Musicalement ? Des moments de grâce du genre, des accents rock inattendus et entêtants que n’auraient pas reniés certains groupes “indè”, des tonalités reggae, country, quelques sonorités peut-être plus convenues aussi ; mais il se dégage de l’ensemble une intense poésie, à la fois douce et violente. Cinquante-six minutes de glorieuse fusion et de magnifiques séquences dansées dignes d’un Benjamin Millepied.

Techniquement magistral, musicalement fort et inspiré, esthétiquement bluffant, politiquement puissant. La reine est devenue impératrice. Queen B. aura tout gagné. L’incarnation parfaite de l’artiste se rêvant en une américaine libre. Elle l’est follement. Sans oublier d’où elle vient. Une fois le noir revenu, une seule envie : remettre la bande. “I believe in America”… nous n’en avions finalement jamais vraiment douté.

6 Commentaires

  1. Beyonce est agréable à regarder (surtout sur cette belle photo) mais pas à écouter!

  2. Lemonade est très réussi.
    Déjà en février dernier, sa performance live lors du Superbowl démontrait son engagement politique, alors qu’elle reprenait les codes visuels du Black Power, rappelant les affrontements historiques entre les manifestants noirs et la police.
    Cet album est teinté de la même imagerie, très puissante, et prouve la détermination de Beyoncé d’affirmer son engagement pour les droits des afro-américains, contre la violence policière et le racisme institutionnalisé.

  3. Dans cet album d’une richesse incroyable, Beyoncé aborde des sujets très intimes et personnels tout en ouvrant sur des préoccupations politiques et historiques. Tout est d’une grande maîtrise, un peu trop parfois, c’est là le signe d’une grande pop star qui marquera son temps, avec ses qualités et ses défauts !

  4. Cet album-film en forme d’opération marketing coup de poing a du bien aider Tidal, en très grosse difficulté…

    • C’est tout de même ironique que Beyoncé « aide » la plateforme de son mari JayZ avec un album qui dévoile ses infidélités et l’humilie à travers toute la planète ! Girl power !

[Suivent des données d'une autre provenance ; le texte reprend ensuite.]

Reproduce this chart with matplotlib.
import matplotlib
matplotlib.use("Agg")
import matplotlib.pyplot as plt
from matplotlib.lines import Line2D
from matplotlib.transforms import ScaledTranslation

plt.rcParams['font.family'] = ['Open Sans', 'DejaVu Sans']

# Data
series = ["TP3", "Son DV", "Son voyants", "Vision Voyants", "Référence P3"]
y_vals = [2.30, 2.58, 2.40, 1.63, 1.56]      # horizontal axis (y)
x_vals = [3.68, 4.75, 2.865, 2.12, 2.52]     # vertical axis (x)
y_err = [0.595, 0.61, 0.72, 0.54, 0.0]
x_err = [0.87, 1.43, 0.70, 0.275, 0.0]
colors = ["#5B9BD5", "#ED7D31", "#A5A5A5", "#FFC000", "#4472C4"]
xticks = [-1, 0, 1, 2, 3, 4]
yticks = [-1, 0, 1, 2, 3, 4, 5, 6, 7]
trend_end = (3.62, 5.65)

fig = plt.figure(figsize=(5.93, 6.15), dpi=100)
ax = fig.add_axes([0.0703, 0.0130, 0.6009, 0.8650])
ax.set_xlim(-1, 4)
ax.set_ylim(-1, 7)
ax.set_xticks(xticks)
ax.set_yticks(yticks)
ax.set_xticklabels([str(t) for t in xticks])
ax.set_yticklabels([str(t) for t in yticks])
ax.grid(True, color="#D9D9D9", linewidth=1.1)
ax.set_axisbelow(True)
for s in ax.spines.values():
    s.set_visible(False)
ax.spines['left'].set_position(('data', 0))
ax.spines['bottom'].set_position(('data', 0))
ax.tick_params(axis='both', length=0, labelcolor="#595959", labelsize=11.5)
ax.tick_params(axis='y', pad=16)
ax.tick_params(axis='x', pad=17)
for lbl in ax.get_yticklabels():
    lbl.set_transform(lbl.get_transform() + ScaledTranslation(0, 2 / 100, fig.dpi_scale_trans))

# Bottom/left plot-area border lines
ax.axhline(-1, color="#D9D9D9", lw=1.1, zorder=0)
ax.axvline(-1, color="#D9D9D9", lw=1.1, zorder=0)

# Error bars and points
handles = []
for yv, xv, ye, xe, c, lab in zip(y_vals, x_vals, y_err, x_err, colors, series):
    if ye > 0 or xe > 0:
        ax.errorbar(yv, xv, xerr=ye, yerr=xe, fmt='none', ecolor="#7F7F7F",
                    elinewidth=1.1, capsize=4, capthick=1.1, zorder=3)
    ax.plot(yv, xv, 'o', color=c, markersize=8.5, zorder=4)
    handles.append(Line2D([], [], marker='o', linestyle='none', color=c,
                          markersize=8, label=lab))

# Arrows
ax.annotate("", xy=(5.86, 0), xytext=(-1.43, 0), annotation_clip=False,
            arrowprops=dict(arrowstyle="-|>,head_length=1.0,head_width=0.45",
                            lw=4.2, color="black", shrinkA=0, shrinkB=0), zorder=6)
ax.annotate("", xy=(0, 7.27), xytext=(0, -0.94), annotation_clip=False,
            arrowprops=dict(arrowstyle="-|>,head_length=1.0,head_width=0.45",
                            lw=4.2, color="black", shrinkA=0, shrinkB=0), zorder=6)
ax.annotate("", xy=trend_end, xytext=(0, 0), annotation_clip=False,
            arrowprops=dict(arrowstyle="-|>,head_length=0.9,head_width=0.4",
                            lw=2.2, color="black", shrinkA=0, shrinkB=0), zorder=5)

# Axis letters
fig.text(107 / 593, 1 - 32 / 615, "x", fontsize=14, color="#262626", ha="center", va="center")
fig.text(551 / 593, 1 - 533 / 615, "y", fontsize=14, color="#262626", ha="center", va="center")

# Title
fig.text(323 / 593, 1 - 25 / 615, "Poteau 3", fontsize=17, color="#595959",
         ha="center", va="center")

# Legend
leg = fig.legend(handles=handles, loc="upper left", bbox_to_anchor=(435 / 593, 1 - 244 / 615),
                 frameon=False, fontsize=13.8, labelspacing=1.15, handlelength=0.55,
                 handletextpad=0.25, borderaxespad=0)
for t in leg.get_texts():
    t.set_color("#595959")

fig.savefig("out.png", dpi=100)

    • Beyonce est une artiste puissante et indépendante, mais c’est aussi une extraordinaire femme d’affaire à qui tout réussit. Le projet d’album visuel « Lemonade » dans la continuité de son album précédent, « Beyonce », montre sa volonté de tenter de nouveaux formats artistiques pour lutter contre le déclin du marché du disque traditionnel. Elle ne reste pas les bras croisés en se plaignant du piratage, elle lance les nouvelles règles du jeu.